Patience and lack there of....

I need to learn how to be more patient!!! It is 4:57pm and I am sitting here STILL waiting for UPS to deliver my package. A package I apparently need to sign for... I'm starting to stew, you see I had my day all planned out. I was going to get up, do admin stuff, shower, run to the grocery store, do laundry, cook and write. The only thing I've been able to do all day, is write. Because I know the second, I hop in the shower, go put the laundry in or anything that doesn't allow me to run to the door... they will appear. I always tend to be the last person on their route, no matter where I live. And it is causing me great frustration (all though it has given me an awesome idea for a short story).

UPS aren't the only ones causing my patience to run thin. I have come to realize today that it isn't just delivery guys. I am impatient in soooo many other ways. Losing weight for instance. I know you can't rush it, that in order for you to lose weight and keep it off you need to do it slowly and properly. I get that. I have been working out every single day with my wii fit since the beginning of August and was starting to get frustrated on monday. In my mind at the rate I work out I should have lost 20 lbs by now... not 8. I should have better definition and look buff... Um.. I had to remove myself from fantasy land!!! 8lbs in month and half is pretty damn good! So I've convinced myself to not give up again. To keep working out. I love to eat, so unless I want to end up at 300lbs, I need to keep pushing on.

I have zero patience when it comes to dating, relationships etc.

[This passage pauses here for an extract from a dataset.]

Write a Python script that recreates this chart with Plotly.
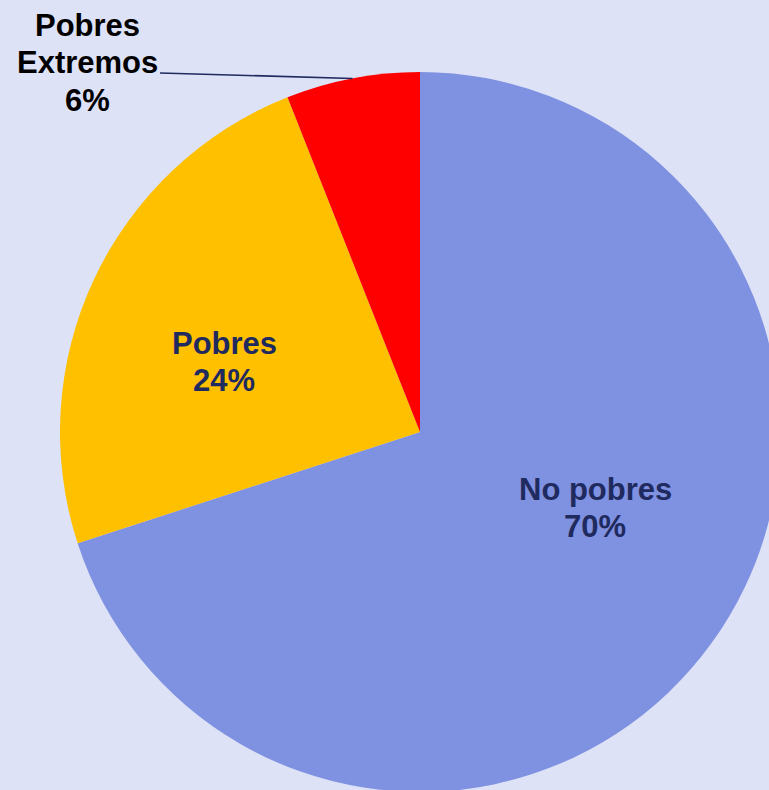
import math
import plotly.graph_objects as go

# Data
labels = ["No pobres", "Pobres", "Pobres Extremos"]
values = [70, 24, 6]
colors = ["#7F91E1", "#FFC000", "#FF0000"]
label_lines = [["No pobres"], ["Pobres"], ["Pobres", "Extremos"]]

# Layout geometry (pixels)
W, H = 800, 800
cx, cy, r = 420, 432, 360
dom_x = [(cx - r) / W, (cx + r) / W]
dom_y = [1 - (cy + r) / H, 1 - (cy - r) / H]

navy = "#1F2A5E"
bg = "#DDE2F6"
font_family = "Liberation Sans, Arial, sans-serif"
fsize = 31
line_gap = 37
# label block centres (pixels) and text colours
label_pos = [(595, 508), (224, 362), (87, 63)]
label_color = [navy, navy, "#000000"]

total = sum(values)

fig = go.Figure()
fig.add_trace(go.Pie(
    labels=labels,
    values=values,
    sort=False,
    direction="clockwise",
    rotation=0,
    marker=dict(colors=colors, line=dict(width=0)),
    textinfo="none",
    domain=dict(x=dom_x, y=dom_y),
    showlegend=False,
    hoverinfo="label+percent",
))

def px(x):
    return x / W

def py(y):
    return 1 - y / H

# Labels, one annotation per line for Excel-like line spacing
for i, v in enumerate(values):
    lines = label_lines[i] + [f"{round(v / total * 100)}%"]
    bx, by = label_pos[i]
    n = len(lines)
    for k, t in enumerate(lines):
        yk = by + (k - (n - 1) / 2) * line_gap
        fig.add_annotation(
            xref="paper", yref="paper", x=px(bx), y=py(yk),
            xanchor="center", yanchor="middle",
            text=f"<b>{t}</b>", showarrow=False,
            font=dict(family=font_family, size=fsize, color=label_color[i]),
        )

# Leader line for the small slice, to its mid-angle on the rim
start = sum(values[:2]) / total
mid = (start + values[2] / total / 2) * 2 * math.pi
hx = cx + r * math.sin(mid)
hy = cy - r * math.cos(mid)
fig.add_shape(
    type="line", xref="paper", yref="paper",
    x0=px(160), y0=py(73), x1=px(hx), y1=py(hy),
    line=dict(color=navy, width=1.5),
)

fig.update_layout(
    width=W, height=H,
    margin=dict(l=0, r=0, t=0, b=0),
    paper_bgcolor=bg,
    plot_bgcolor=bg,
)

fig.write_html(
    "out.html",
    config={"displayModeBar": False},
    post_script="document.body.style.margin='0';document.body.style.overflow='hidden';document.documentElement.style.overflow='hidden';",
)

I'm a brat, I need lots of attention all the time and when I don't get it as often as I like, I write people off. I figure they can't make the effort, then why should I. Of course this all comes from one bad experience, where I was extremely patient with one person and in the end I felt like I wasted so much time! From that point on, I lose patience pretty much right away. This also goes for people in general. I've tried to change this but can't. I feel by doing that I'm lowering my standards of how I expect to be treated. I refuse to do that anymore. But the pay off can't be pushing people away due to my lack of patience.

Then there is my career. I understand my chosen field of writing is never a overnight success type. There is a lot of long hard work that needs to be done before I can ever reach success.

I need to be more realistic. I need to be more patient. I need to stop being a brat.